- City: Elmira, New York
- League: Federal Prospects Hockey League
- Division: Empire
- Founded: 2022
- Folded: 2023
- Home arena: First Arena
- Owner(s): Tadross Donner Sports and Entertainment LLC
- Head coach: Mike Cosentino
- Website: https://elmira.federalhockey.com/

= Elmira Mammoth =

The Elmira Mammoth were a minor league professional hockey team located in Elmira, New York, playing in the Federal Prospects Hockey League who played in the 2022–23 season. Their home games were played at the First Arena. The team played in orange, white, and purple jerseys.

On Tuesday, June 7, 2022, the Mammoth named former Elmira College and Elmira Jackals coach Glenn Thomaris as the team's first head coach.

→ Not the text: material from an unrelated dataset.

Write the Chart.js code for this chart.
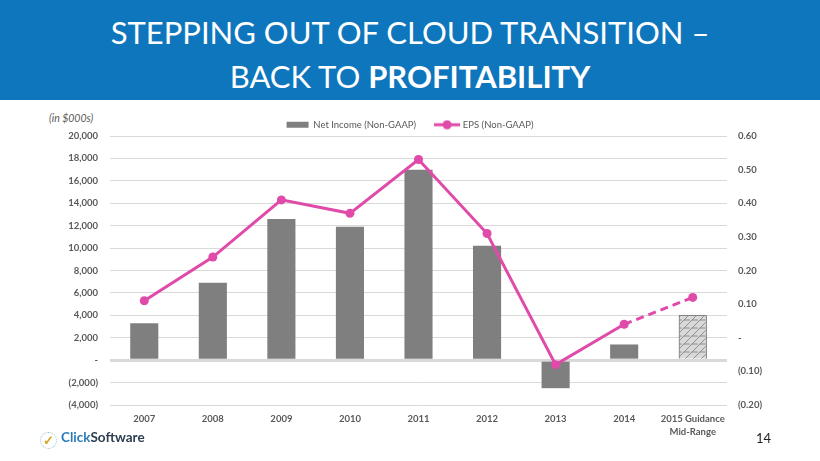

The Mammoth announced on Monday, January 2, 2023 that Thomaris would be taking a leave of absence due to family matters. In his place, Justin (Mo) Levac was named Interim Head Player/Coach while Mike Cosentino was chosen as Interim Assistant Coach. Cosentino was appointed to Interim Head Coach just a few weeks later due to Justin (Mo) Levac suffering a season ending injury. Following the 2022-23 season, the Chemung County IDA evicted Mammoth Sports and Entertainment after it was found that they had not paid $250,000 in utility bills. A few weeks later, it was announced that the FPHL would return to Elmira with the league owning the team. The Mammoth roster would be retained into the new team, to be called the Elmira River Sharks.